In the Analyze phase of a DMAIC (Define, Measure, Analyze, Improve, Control) Six Sigma project, potential root causes of variations and defects are identified and validated. Various data analysis tools are used for exploratory and confirmatory studies. Descriptive and graphical techniques help with understanding the nature of data and visualizing potential relationships. Statistical analysis techniques, such as hypothesis testing and regression, are used to validate the root causes.

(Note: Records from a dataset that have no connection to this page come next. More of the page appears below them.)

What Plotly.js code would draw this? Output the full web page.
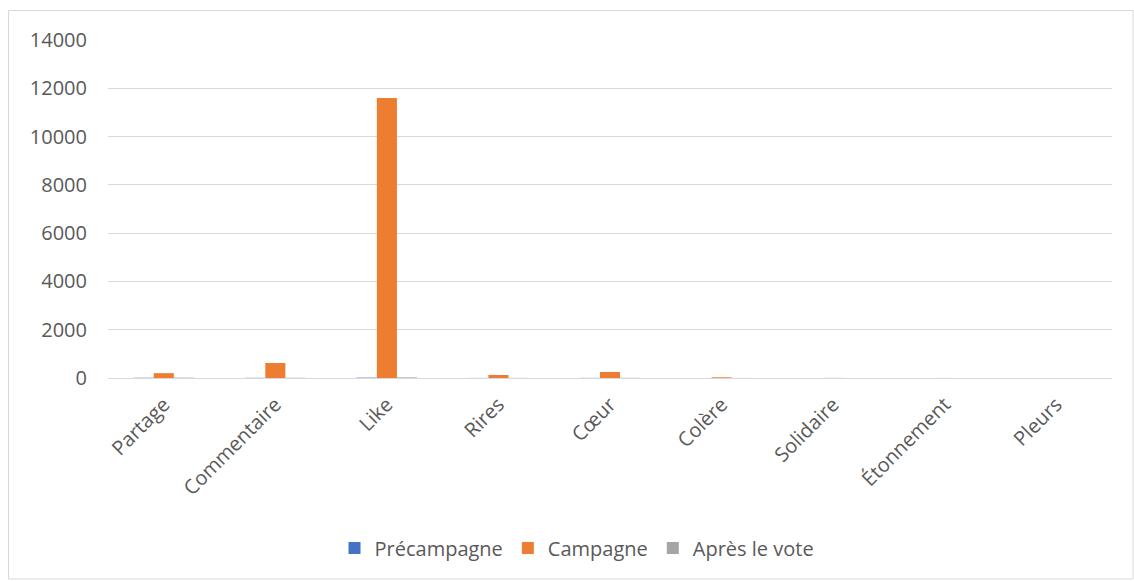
<!DOCTYPE html>
<html><head><meta charset="utf-8">
<script src="https://cdn.plot.ly/plotly-3.0.1.min.js"></script>
<style>body{margin:0;background:#fff}#c{width:1134px;height:581px}</style>
</head><body><div id="c"></div>
<script>
var categories = ["Partage","Commentaire","Like","Rires","Cœur","Colère","Solidaire","Étonnement","Pleurs"];
var precampagne = [10, 8, 15, 3, 5, 1, 0, 0, 0];
var campagne = [200, 620, 11600, 125, 250, 30, 5, 2, 1];
var apresVote = [15, 10, 25, 5, 8, 2, 1, 0, 0];
var yTicks = [0,2000,4000,6000,8000,10000,12000,14000];

var W=1134,H=581, L=108, R=22, T=40, B=203;
function px(x){return (x-L)/(W-L-R);}
function py(y){return 1-(y-T)/(H-T-B);}

var traces = [
 {name:"Précampagne", x:categories, y:precampagne, type:"bar", marker:{color:"#4472C4"}},
 {name:"Campagne", x:categories, y:campagne, type:"bar", marker:{color:"#ED7D31"}},
 {name:"Après le vote", x:categories, y:apresVote, type:"bar", marker:{color:"#A5A5A5"}}
];
var layout = {
 width:W, height:H,
 margin:{l:L, r:R, t:T, b:B},
 paper_bgcolor:"#fff", plot_bgcolor:"#fff",
 font:{family:"Open Sans, Liberation Sans, sans-serif", size:20, color:"#595959"},
 barmode:"group", bargap:0.46, bargroupgap:0,
 showlegend:true,
 legend:{orientation:"h", x:px(577), xanchor:"center", y:py(548), yanchor:"middle",
   font:{size:20,color:"#595959"}, itemwidth:30, traceorder:"normal"},
 xaxis:{tickangle:-45, showgrid:false, showline:true, linecolor:"#D9D9D9", linewidth:1,
   ticks:"", tickfont:{size:20,color:"#595959"}, zeroline:false, ticklabelstandoff:6},
 yaxis:{range:[0,14000], tickvals:yTicks, ticktext:yTicks.map(String), showgrid:true,
   gridcolor:"#D9D9D9", gridwidth:1, zeroline:false, showline:false, ticks:"",
   tickfont:{size:20,color:"#595959"}, ticklabelstandoff:20},
 shapes:[{type:"rect", xref:"paper", yref:"paper", x0:px(8.5), x1:px(1133), y0:py(10.5), y1:py(579),
   line:{color:"#D9D9D9", width:1}, fillcolor:"rgba(0,0,0,0)", layer:"below"}]
};
Plotly.newPlot("c", traces, layout, {displayModeBar:false, staticPlot:true});
</script></body></html>
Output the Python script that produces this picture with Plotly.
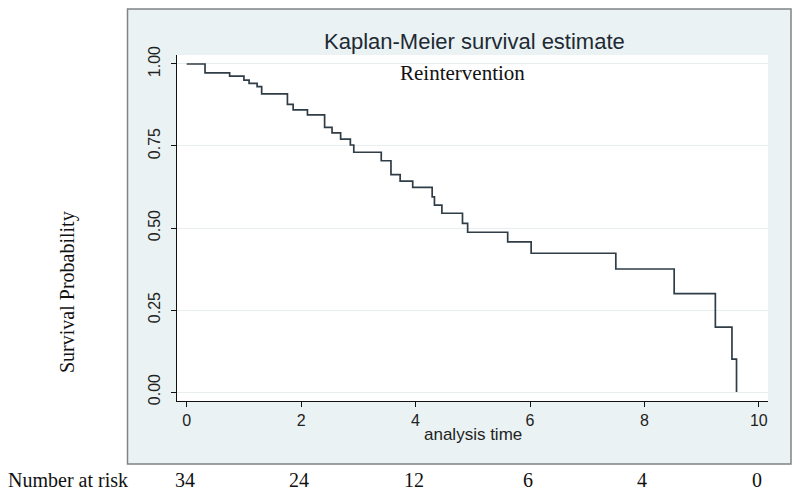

While one of the statistical methods widely used in the Analyze phase is regression analysis, there are situations that warrant the use of other nonparametric methods. Violation of the basic assumptions of normally and independently distributed residuals, and the presence of nonlinear relationships, are the most common situations where using a nonparametric method, such as a classification and regression tree (CART), is more appropriate. In addition, CART can be appropriate in service industries such as banking and healthcare where many potential causes of variation and defects are categorical in nature (e.g., geographical locations, products, channels, partners). The problem with using regression or generalized linear models (GLM) in such cases is that a lot of dummy variables make it difficult to interpret the results. CART is a useful nonparametric technique that can be used to explain a continuous or categorical dependent variable in terms of multiple independent variables. The independent variables can be continuous or categorical. CART employs a partitioning approach generally known as “divide and conquer.”

How CART Works

Assume there is a set of credit card transactions labeled as fraudulent or authentic. There are two attributes of each transaction: amount (of transaction) and age of customer. Figure 1 displays an example map of fraudulent and authentic transactions.

The CART algorithm works to find the independent variable that creates the best homogeneous group when splitting the data. For a classification problem where the response variable is categorical, this is decided by calculating the information gained based upon the entropy resulting from the split. For numeric response, homogeneity is measured by statistics such as standard deviation or variance. (For more information on this please refer to Machine Learning with R by Brett Lantz.)

Two important parameters of the CART technique are the minimum split criterion and the complexity parameter (Cp). The minimum split criterion is the minimum number of records that must be present in a node before a split can be attempted. This has to be specified at the outset. Cp is a complexity parameter that avoids splitting those nodes that are obviously not worthwhile. Another way to consider these parameters is that the Cp value is determined after “growing the tree” and the optimal value is used to “prune the tree.”

In this example, Figure 2 shows that the first rule formed is x2 > 35 → fraudulent transaction. Similarly, other rules are formed as shown in Figures 3 and 4.

In this way, the CART algorithm keeps dividing the data set until each “leaf” node is left with the minimum number of records as specified by minimum split criterion. This results in a tree-like structure as shown in Figure 5. The Cp value is then plotted against various levels of the tree and the optimum value is used to prune the tree.

Application of CART

The following example contains a hypothetical dataset of 600 dispatch transactions of a bank.

The dependent variable is the attribute “defective,” which is a categorical variable with two classes (yes and no). Each transaction is labeled either “yes” or “no” based on whether there is any printing error in the deliverable. The independent variables are “amount,” “channel,” “service type,” “customer category” and “department involved.” The first step in applying any analytical method is to explore the data using descriptive statistics. Assume that in exploring the data all of the independent variables seem to have a significant relationship with the dependent variable. In order to carry out the CART analysis, the dataset is randomly split into two sets, the training and testing sets. Nonparametric studies are not based upon theoretical-probability distributions; it is widely accepted practice to build a model on one set of data and test it on another. This helps in ascertaining the accuracy of the model on unknown future records.

The CART model is used to find out the relationship among defective transactions and “amount,” “channel,” “service type,” “customer category” and “department involved.” After building the model, the Cp value is checked across the levels of tree to find out the optimum level at which the relative error is minimum. The optimum Cp value is then used to prune the tree.

Post-pruning, the “final” tree can be created as shown in Figure 8. The model can also be validated against test data to ascertain its accuracy.